As well as progress with the TV series, there are other things in train. Philip has been recording the unabridged version of This Rough Ocean. As this is by far my longest book, it has been a huge undertaking, but he has finished the initial recording and I have done my edits, so there’s only the final polish and the submission to go. Like all the audiobooks, it will be available from Audible, probably about the end of January or beginning of February. It’s a book which holds a particular place in my affections, telling the story of my husband’s ancestors during the English Civil War. One of the protagonists is my namesake.

Jan, as I mentioned, will be recording more of the Alvarez series. If she can fit them in, she might catch up with the published books – that is, The Play’s the Thing, That Time May Cease, and The Lopez Affair. That would be rather satisfying.

I had hoped to have the next Oxford book finished by now, as it is a Christmas story, but all my other commitments made it impossible. I am working on The Troubadour’s Tale at the moment, and hope to have it out early in 2018 – fingers crossed! And if Philip can fit it in, he will record it.

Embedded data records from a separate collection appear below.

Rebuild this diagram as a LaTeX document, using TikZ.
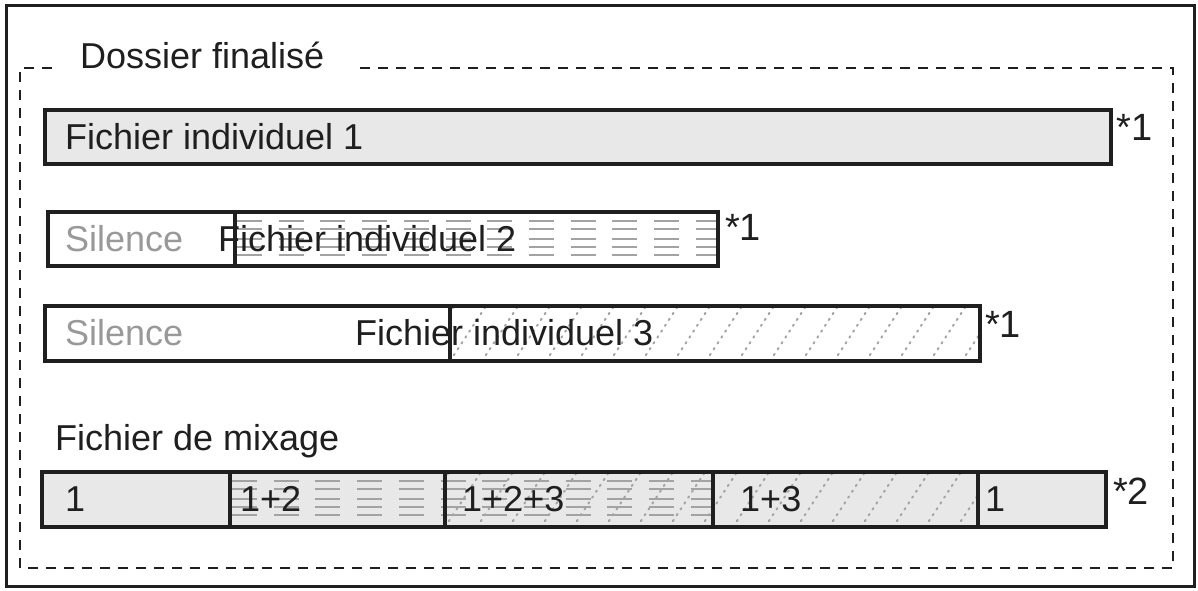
\documentclass[tikz,border=0pt]{standalone}
\usepackage{fontspec}
\setmainfont{Liberation Sans}
\usetikzlibrary{positioning}

\definecolor{ink}{gray}{0.12}
\definecolor{barfill}{gray}{0.91}
\definecolor{silgray}{gray}{0.6}
\definecolor{patgray}{gray}{0.64}

% Short horizontal dashes (file 2) inside the box (x1,y1)-(x2,y2)
\newcommand{\hdashes}[4]{%
  \begin{scope}
    \clip (#1,#2) rectangle (#3,#4);
    \foreach \k in {0,...,15}{
      \foreach \r in {9,17,27,35,43}{
        \draw[pat] (#1+2+41.7*\k,#2+\r) -- ++(25,0);
      }
    }
  \end{scope}}

% Dotted diagonals (file 3) inside the box (x1,y1)-(x2,y2)
\newcommand{\diagdashes}[4]{%
  \begin{scope}
    \clip (#1,#2) rectangle (#3,#4);
    \foreach \k in {0,...,20}{
      \draw[patd] (#1-32+32*\k,#4) -- ++(36,#2-#4);
    }
  \end{scope}}

\begin{document}
\begin{tikzpicture}[x=1pt,y=-1pt]

\tikzstyle{bar}=[draw=ink, line width=4.5pt]
\tikzstyle{pat}=[draw=patgray, line width=2pt]
\tikzstyle{patd}=[draw=patgray, line width=2pt, line cap=round, dash pattern=on 1.5pt off 5.5pt]
\tikzstyle{lbl}=[inner sep=0pt, anchor=west, text=ink, font=\fontsize{36}{40}\selectfont]
\tikzstyle{sil}=[lbl, text=silgray]
\tikzstyle{star}=[inner sep=0pt, anchor=north west, text=ink, font=\fontsize{38}{42}\selectfont]

\useasboundingbox (0,0) rectangle (1198,590);

% Outer frame and dashed folder frame
\draw[ink, line width=3pt] (6,5) rectangle (1194,586);
\draw[ink, line width=2.3pt, dash pattern=on 10pt off 8pt]
  (52,68) -- (20,68) -- (20,568) -- (1173,568) -- (1173,68) -- (355,68);
\node[lbl, anchor=base west] (title) at (80,68) {Dossier finalisé};

% Individual file 1
\fill[barfill] (45,110) rectangle (1111,164);
\draw[bar] (45,110) rectangle (1111,164);
\node[lbl] (f1) at (65,137) {Fichier individuel 1};
\node[star] (s1) at (1116,114) {*1};

% Individual file 2, after a silence
\hdashes{235}{212}{718}{266}
\draw[bar] (48,212) rectangle (718,266);
\draw[bar] (235,212) -- (235,266);
\node[sil] (sil2) at (65,239) {Silence};
\node[lbl] (f2) at (218,239) {Fichier individuel 2};
\node[star] (s2) at (725,214) {*1};

% Individual file 3, after a longer silence
\diagdashes{450}{306}{980}{361}
\draw[bar] (45,306) rectangle (980,361);
\draw[bar] (450,306) -- (450,361);
\node[sil] (sil3) at (65,333) {Silence};
\node[lbl] (f3) at (355,333) {Fichier individuel 3};
\node[star] (s3) at (985,311) {*1};

% Mixing file
\node[lbl, anchor=base west] (mixt) at (55,450) {Fichier de mixage};
\fill[barfill] (42,472) rectangle (1106,527);
\hdashes{230}{472}{713}{527}
\diagdashes{445}{472}{978}{527}
\draw[bar] (42,472) rectangle (1106,527);
\foreach \xx in {230,445,713,978}
  \draw[bar] (\xx,472) -- (\xx,527);
\node[lbl] (m1) at (65,499) {1};
\node[lbl] (m12) at (240,499) {1+2};
\node[lbl] (m123) at (462,499) {1+2+3};
\node[lbl] (m13) at (740,499) {1+3};
\node[lbl] (m1b) at (985,499) {1};
\node[star] (s4) at (1113,478) {*2};

\end{tikzpicture}
\end{document}
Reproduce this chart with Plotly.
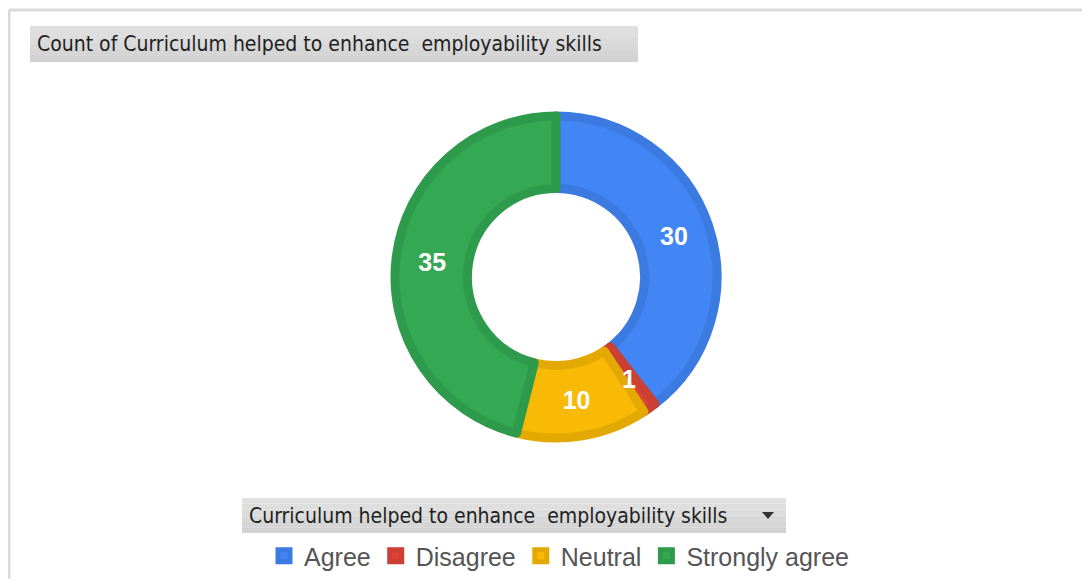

So that has been most of my year in 2017. We managed our two visits to Herefordshire in the spring and autumn, and had some big family get-togethers in the summer and autumn, but apart from that, my social life has been practically nil. I think we’ve twice had lunch out with friends, and David and I have celebrated our birthdays and anniversary with lunches out, but that is literally it! Nose to the grindstone, that’s me!

However, I need some time to unwind and simply think. I’ve noticed how many writers I know also have some sort of craft or art hobby. I think it’s related to the creative impulse, which manifests itself in something done with the hands to refresh the brain – embroidery, enamelling, painting watercolours, making models or miniatures, book-binding, carpentry, baking, rebuilding old cars . . . you name it, we do it. For me, it’s knitting, a very calm, soothing activity, with something to show for it afterwards. Here are a few recent projects:

Slipper socks designed by me

One ball of Caron Cake except for frilled edge

Some Christmas presents:

 

Indeed, it has been a very busy year, and I don’t see much prospect of 2018 slowing down. I’ll hope to write three books. Perhaps I’ll manage four – it all depends on other commitments. What will happen about the TV series, I wonder?

And what will you be doing in 2018? I wish you a happy, healthy, and successful 2017 – Happy New Year!